I am going to reveal a secret that I don't really want to tell the world. I really am in love with someone at the Hope Church L.A. It's definitely not Annie or Lee at the moment. At the moment, I have also defined that I am chasing after Betty. I am chasing after Betty because I expect to learn a lot from the situation. I don't really envision myself stalking her or really coming onto her very hard at the beginning stages of it. I have been told by Julio that Betty is going to slap me and try to sue me. One time, I called up Betty with my personal cell phone which is blocked. I then used another secret phone and she picked up which I did not say anything over. She seemed like she was in a pretty bad mood. I really want to help Betty out and make her satisfied. I guess flirting with Betty and making her feel good which is in a way showing a sign of good love to her seems to be okay for me. I seriously admire someone more than Betty right now at Hope Church L.A. I'm not going to reveal who she is even in my own private diary.

I honestly had some sexual feelings with Annie. Julio has stated that Annie is not really that pretty. I've had sexual feelings over some girls who were not always that good-looking to me on the outside. It must be the feelings of expectations I have for her. Maybe, I'm more of an emotional person. I've grown up to be told that I'm handsome by my mom and sometimes I bought it and sometimes I didn't. I was feeling really repulsed over my attraction with Annie after she blocked me on a facebook profile. I was going like how can friends do this to one another. Isn't she supposed to be a leader and be outreaching to people even though there may some signs of danger? Maybe a woman is not supposed to be cut out to be a head minister because of this question. Maybe the role was supposed to belong to Christopher Kuch. If it was then I would not have really pursued after Annie unblocking me on facebook. For some reason, facebooking did not seem to be a priority for me but I was sort of in a way exploring my own feelings with what made me angry with her.

I ended up yelling at Bah over the phone after he regurgitated his argument that I've been hearing for the past few years. He basically wants me to repent. I was so mad to hear that over and over. At first, I was pretty stupefied over listening to it. I then heard more agitating statements that I needed to get some help. It only built upon on my anger even more. I then got a call to the police and they came over. I became so angry that they did not make it clear in not wanting to be friends anymore. They still state that I need to repent. I am so angry over their lack of clarity as a result and need to yell at Christopher Kuch and Jarred Daniel Taing. They are real people and you could search for them on Google and possibly add them as a friend on your Facebook. Chris Kuch seems to have some multiple names and his demographic is Cambodian. Jarred Taing is a pretty unique name like mine.

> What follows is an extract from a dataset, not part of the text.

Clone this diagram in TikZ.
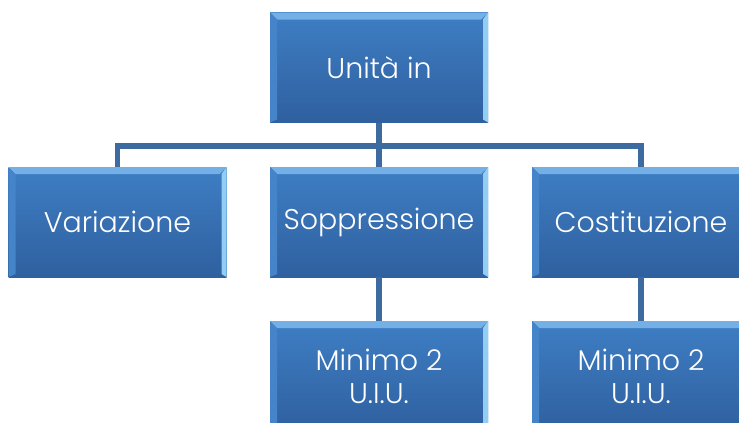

I have two restraining orders as a result. This is not illegal because I am not making any attempt to contact them. The first is Washington Chun and the second is Darunee Lee Wong. I actually sort of liked Lee when I talked to her. I have been told by a friend that I should sort of chase after her because we could be compatible. I was given an implicit remark by Chris Kuch one day that I could possibly pair with Annie. He said "She's all yours." Okay, I'm not biting the line to go after Annie. I'm going to chase after Betty because there is some compatibility between us and she can be pretty nice. She has a pretty dark past but she seems very mellow about having been over it.

As the truth unfolds, I reveal that I used to be a sex-a-colic and still am one just that I want to give in later.  I think I learned something valuable during that process. I reveal that I'm in debt of approximately 30,000 dollars, which is about a half of my expected income after securing a degree in Computer Science. I made some costly decisions but the numbers just did not add up. I need to turn it around now.